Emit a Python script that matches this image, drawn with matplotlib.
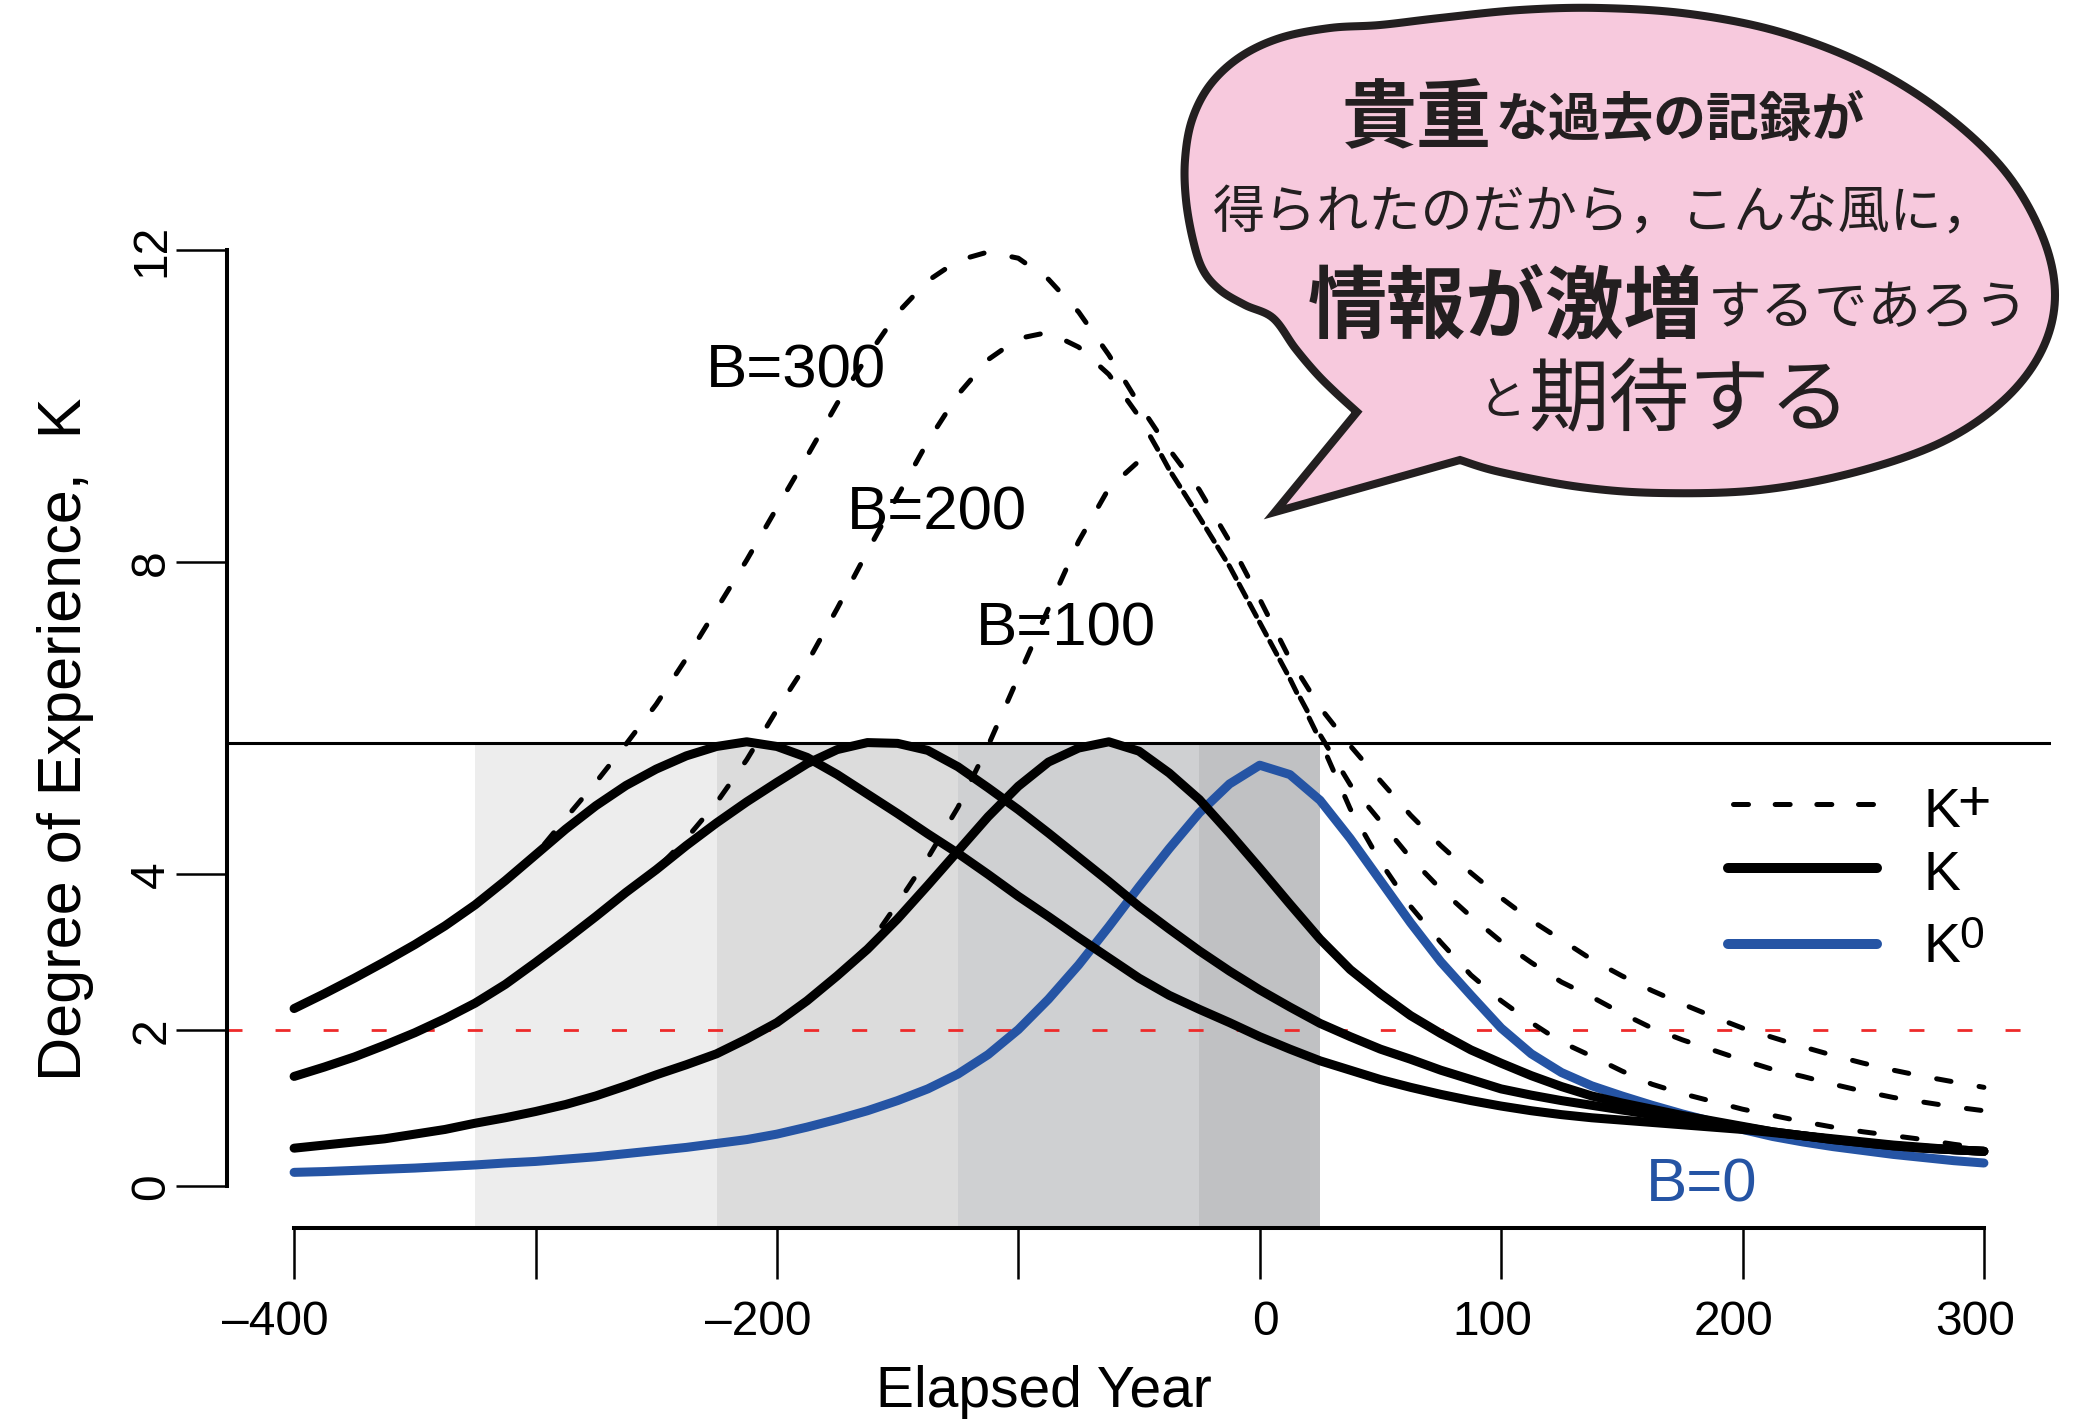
import numpy as np
import matplotlib
matplotlib.use('Agg')
import matplotlib.pyplot as plt
from matplotlib.path import Path
from matplotlib.patches import PathPatch

plt.rcParams['font.family'] = ['Liberation Sans', 'DejaVu Sans']
plt.rcParams['lines.scale_dashes'] = False

# ---------------- data ----------------
# common x grid (Elapsed Year), every 12.5 years
x_grid = np.arange(-400, 300.1, 12.5)

k0 = [0.18, 0.19, 0.205, 0.22, 0.235, 0.255, 0.275, 0.30, 0.32, 0.35, 0.38, 0.42, 0.46, 0.50, 0.55, 0.60,
      0.67, 0.76, 0.86, 0.97, 1.10, 1.25, 1.44, 1.69, 2.01, 2.40, 2.84, 3.33, 3.84, 4.33, 4.79, 5.16, 5.40,
      5.28, 4.95, 4.46, 3.92, 3.38, 2.88, 2.45, 2.03, 1.70, 1.46, 1.29, 1.16, 1.04, 0.93, 0.83, 0.73, 0.64,
      0.57, 0.51, 0.46, 0.41, 0.37, 0.33, 0.30]

k100 = [0.49, 0.53, 0.57, 0.61, 0.67, 0.73, 0.81, 0.88, 0.96, 1.05, 1.16, 1.29, 1.43, 1.56, 1.70, 1.89,
        2.10, 2.38, 2.70, 3.04, 3.43, 3.86, 4.30, 4.74, 5.13, 5.44, 5.62, 5.70, 5.58, 5.30, 4.96, 4.53,
        4.08, 3.62, 3.17, 2.78, 2.47, 2.19, 1.96, 1.75, 1.58, 1.42, 1.28, 1.16, 1.07, 0.99, 0.91, 0.84,
        0.77, 0.70, 0.65, 0.60, 0.56, 0.52, 0.49, 0.47, 0.45]

k200 = [1.41, 1.53, 1.66, 1.81, 1.97, 2.15, 2.35, 2.59, 2.87, 3.16, 3.46, 3.77, 4.06, 4.37, 4.66, 4.93,
        5.18, 5.42, 5.60, 5.69, 5.68, 5.59, 5.38, 5.11, 4.83, 4.53, 4.22, 3.91, 3.59, 3.30, 3.02, 2.76,
        2.52, 2.30, 2.09, 1.92, 1.76, 1.63, 1.49, 1.37, 1.25, 1.17, 1.10, 1.04, 0.98, 0.92, 0.87, 0.81,
        0.76, 0.70, 0.65, 0.60, 0.56, 0.52, 0.49, 0.47, 0.45]

k300 = [2.28, 2.47, 2.67, 2.88, 3.10, 3.34, 3.61, 3.92, 4.25, 4.58, 4.88, 5.14, 5.35, 5.52, 5.64, 5.70,
        5.64, 5.50, 5.28, 5.03, 4.78, 4.52, 4.27, 4.00, 3.72, 3.46, 3.19, 2.93, 2.67, 2.45, 2.27, 2.10,
        1.92, 1.76, 1.61, 1.49, 1.37, 1.27, 1.18, 1.10, 1.03, 0.97, 0.92, 0.88, 0.85, 0.82, 0.79, 0.76,
        0.73, 0.69, 0.65, 0.61, 0.57, 0.53, 0.50, 0.47, 0.45]

kp300 = [2.28, 2.47, 2.67, 2.88, 3.10, 3.34, 3.61, 3.92, 4.25, 4.72, 5.18, 5.67, 6.18, 6.77, 7.40, 8.03,
         8.70, 9.36, 10.04, 10.64, 11.20, 11.61, 11.87, 11.98, 11.90, 11.63, 11.21, 10.66, 10.03, 9.45,
         8.93, 8.27, 7.53, 6.76, 6.14, 5.65, 5.20, 4.76, 4.37, 4.02, 3.70, 3.41, 3.16, 2.91, 2.70, 2.51,
         2.34, 2.18, 2.03, 1.91, 1.79, 1.68, 1.58, 1.49, 1.41, 1.34, 1.27]

kp200 = [1.41, 1.53, 1.66, 1.81, 1.97, 2.15, 2.35, 2.59, 2.87, 3.16, 3.46, 3.77, 4.06, 4.46, 4.92, 5.47,
         6.11, 6.71, 7.41, 8.14, 8.85, 9.55, 10.15, 10.60, 10.87, 10.95, 10.76, 10.41, 9.87, 9.19, 8.58,
         7.95, 7.23, 6.51, 5.79, 5.15, 4.68, 4.21, 3.81, 3.46, 3.14, 2.87, 2.62, 2.43, 2.22, 2.03, 1.88,
         1.75, 1.62, 1.50, 1.41, 1.31, 1.22, 1.14, 1.08, 1.02, 0.97]

# B=100 K+ has a kink where it meets the B=200 K+ curve (x = -41)
x_kp100 = list(x_grid[:29]) + [-41.0] + list(x_grid[29:])
kp100 = [0.49, 0.53, 0.57, 0.61, 0.67, 0.73, 0.81, 0.88, 0.96, 1.05, 1.16, 1.29, 1.43, 1.56, 1.70, 1.89,
         2.10, 2.38, 2.70, 3.07, 3.63, 4.21, 4.86, 5.65, 6.53, 7.41, 8.27, 8.95, 9.30, 9.39, 9.19, 8.58,
         7.95, 7.23, 6.51, 5.72, 4.84, 4.16, 3.59, 3.13, 2.71, 2.38, 2.10, 1.85, 1.67, 1.48, 1.31, 1.19,
         1.09, 0.99, 0.91, 0.83, 0.76, 0.70, 0.65, 0.60, 0.54, 0.49]

shade_edges = [-325, -225, -125, -25, 25]
shade_colors = ['#EDEDED', '#DCDCDC', '#CFD0D2', '#C0C1C3']
k_level = 5.69
k_red = 2.0

x_ticks = [-400, -300, -200, -100, 0, 100, 200, 300]
x_ticklabels = ['\u2013400', '', '\u2013200', '', '0', '100', '200', '300']
y_ticks = [0, 2, 4, 8, 12]
y_ticklabels = ['0', '2', '4', '8', '12']

b_labels = ['B=300', 'B=200', 'B=100']
b_label_x = [-192.0, -133.5, -80.3]
b_label_y = [10.24, 8.42, 6.94]
b0_label = ('B=0', 183.2, -0.2)

bubble_lines = [
    [('貴重', 54, 'bold'), ('な過去の記録が', 38, 'bold')],
    [('得られたのだから，こんな風に，', 37.5, 'normal')],
    [('情報が激増', 57, 'bold'), ('するであろう', 38.5, 'normal')],
    [('と', 34, 'normal'), ('期待する', 58, 'normal')],
]

# ---------------- figure ----------------
W, H = 2087, 1419
fig = plt.figure(figsize=(W / 100, H / 100), dpi=100)


def fx(px):
    return px / W


def fy(py):
    return 1 - py / H


xlo, xhi = -428.0, 328.0
px_per_year = 2.414
ax_left = 1259.7 + xlo * px_per_year
ax_right = 1259.7 + xhi * px_per_year
ylo, yhi = -0.535, 12.48
ax_bot = 1186.4 - ylo * 78.0
ax_top = 1186.4 - yhi * 78.0
ax = fig.add_axes([fx(ax_left), fy(ax_bot), (ax_right - ax_left) / W, (ax_bot - ax_top) / H])
ax.set_xlim(xlo, xhi)
ax.set_ylim(ylo, yhi)
ax.patch.set_alpha(0)

for i, c in enumerate(shade_colors):
    ax.fill_between([shade_edges[i], shade_edges[i + 1]], ylo, k_level, color=c, lw=0, zorder=1)

ax.axhline(k_level, color='black', lw=2.2, zorder=2)
ax.axhline(k_red, color='#EE2A2A', lw=2.0, dashes=(10.8, 23.8), zorder=2)

blue = '#2554A4'
lw_solid = 6.5
lw_dash = 3.6
dash_pat = (10.5, 20.5)

ax.plot(x_grid, k0, color=blue, lw=lw_solid, solid_capstyle='round', solid_joinstyle='round', zorder=3)
for ys in [k100, k200, k300]:
    ax.plot(x_grid, ys, color='black', lw=lw_solid, solid_capstyle='round', solid_joinstyle='round', zorder=4)
for xs, ys in [(x_kp100, kp100), (x_grid, kp200), (x_grid, kp300)]:
    ax.plot(xs, ys, color='black', lw=lw_dash, dashes=dash_pat, dash_capstyle='round',
            dash_joinstyle='round', zorder=5)

for t, xx, yy in zip(b_labels, b_label_x, b_label_y):
    ax.text(xx, yy, t, ha='center', va='baseline', fontsize=44.5, color='black', zorder=6)
ax.text(b0_label[1], b0_label[2], b0_label[0], ha='center', va='baseline', fontsize=44.5, color=blue, zorder=6)

for s in ['top', 'right']:
    ax.spines[s].set_visible(False)
ax.spines['left'].set_bounds(0, 12)
ax.spines['bottom'].set_bounds(-400, 300)
for s in ['left', 'bottom']:
    ax.spines[s].set_linewidth(2.9)
    ax.spines[s].set_zorder(7)

ax.set_xticks(x_ticks)
ax.set_yticks(y_ticks)
ax.set_yticklabels(y_ticklabels)
ax.tick_params(axis='both', direction='out', length=36.7, width=1.8, labelsize=34.5)
ax.tick_params(axis='x', labelbottom=False)
ax.tick_params(axis='y', pad=1)
for lab in ax.get_yticklabels():
    lab.set_rotation(90)
    lab.set_va('center')

# x tick labels (as in the original, slightly off-centre from their ticks)
label_shift_px = {'\u2013400': -19, '\u2013200': -19, '0': 6, '100': -9, '200': -9, '300': -9}
for xt, lab in zip(x_ticks, x_ticklabels):
    if not lab:
        continue
    ax.annotate(lab, xy=(xt, 0), xycoords=('data', 'axes fraction'),
                xytext=(label_shift_px[lab] * 0.72, -51.5), textcoords='offset points',
                ha='center', va='top', fontsize=34.5, annotation_clip=False)

fig.text(fx(1044), fy(1407), 'Elapsed Year', ha='center', va='baseline', fontsize=41)
fig.text(fx(66), fy(739), 'Degree of Experience,  K', rotation=90, ha='center', va='center', fontsize=44)

# ---------------- overlay (legend + speech bubble) in pixel coords ----------------
ov = fig.add_axes([0, 0, 1, 1], zorder=10)
ov.set_xlim(0, W)
ov.set_ylim(H, 0)
ov.axis('off')
ov.patch.set_alpha(0)

# legend
ov.plot([1732.5, 1872.5], [804, 804], color='black', lw=lw_dash, dashes=(10.8, 19.2), dash_capstyle='round')
ov.plot([1728, 1877], [868, 868], color='black', lw=7.2, solid_capstyle='round')
ov.plot([1728, 1877], [944, 944], color=blue, lw=7.2, solid_capstyle='round')
ov.text(1923, 827, 'K', fontsize=40, va='baseline', ha='left')
ov.text(1957, 820, '+', fontsize=41, va='baseline', ha='left')
ov.text(1923, 890, 'K', fontsize=40, va='baseline', ha='left')
ov.text(1923, 962, 'K', fontsize=40, va='baseline', ha='left')
ov.text(1959, 948, '0', fontsize=32, va='baseline', ha='left')


# speech bubble outline (smoothed through a few guide points)
def catmull(pts, n=12):
    pts = np.asarray(pts, float)
    P = np.vstack([pts[0], pts, pts[-1]])
    out = []
    for i in range(1, len(P) - 2):
        p0, p1, p2, p3 = P[i - 1], P[i], P[i + 1], P[i + 2]
        for t in np.linspace(0, 1, n, endpoint=False):
            t2, t3 = t * t, t * t * t
            out.append(0.5 * ((2 * p1) + (-p0 + p2) * t + (2 * p0 - 5 * p1 + 4 * p2 - p3) * t2 +
                              (-p0 + 3 * p1 - 3 * p2 + p3) * t3))
    out.append(P[-2])
    return np.array(out)


tip = (1275, 512)
body = [(1357, 412), (1335, 392), (1316, 373), (1295, 348), (1273, 318), (1245, 305), (1220, 290),
        (1203, 270), (1193, 240), (1186, 200), (1185, 160), (1192, 120), (1210, 85), (1240, 57), (1280, 38),
        (1330, 28), (1380, 25), (1440, 18), (1520, 10), (1600, 8), (1690, 14), (1780, 32), (1866, 65),
        (1942, 112), (2004, 170), (2042, 235), (2055, 295), (2042, 350), (2004, 400), (1942, 442),
        (1856, 472), (1760, 490), (1660, 493), (1580, 487), (1500, 472), (1460, 460)]
curve = catmull(body)
verts = np.vstack([[tip], curve, [tip]])
codes = [Path.MOVETO] + [Path.LINETO] * (len(verts) - 2) + [Path.CLOSEPOLY]
bubble = PathPatch(Path(verts, codes), facecolor='#F7C9DD', edgecolor='#231F20', lw=5.8,
                   joinstyle='miter', zorder=1)
ov.add_patch(bubble)

jp = ['Noto Sans CJK JP', 'DejaVu Sans']
line_pos = [(1342, 120), (1213, 214), (1308, 308), (1478, 402)]
for (x0, yc), runs in zip(line_pos, bubble_lines):
    xcur = x0
    for txt, size, wt in runs:
        ov.text(xcur, yc, txt, fontsize=size, fontweight=wt, family=jp, color='#231F20',
                ha='left', va='center', zorder=3)
        xcur += len(txt) * size * 100 / 72 + 4

fig.savefig('out.png', dpi=100)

---

Skip the pictures, please, and transcribe only the lines from the beginning of the material through the one that contains "from matplotlib.patches import PathPatch".

**Solution to this exercise**
Emit a Python script that matches this image, drawn with matplotlib.
import numpy as np
import matplotlib
matplotlib.use('Agg')
import matplotlib.pyplot as plt
from matplotlib.path import Path
from matplotlib.patches import PathPatch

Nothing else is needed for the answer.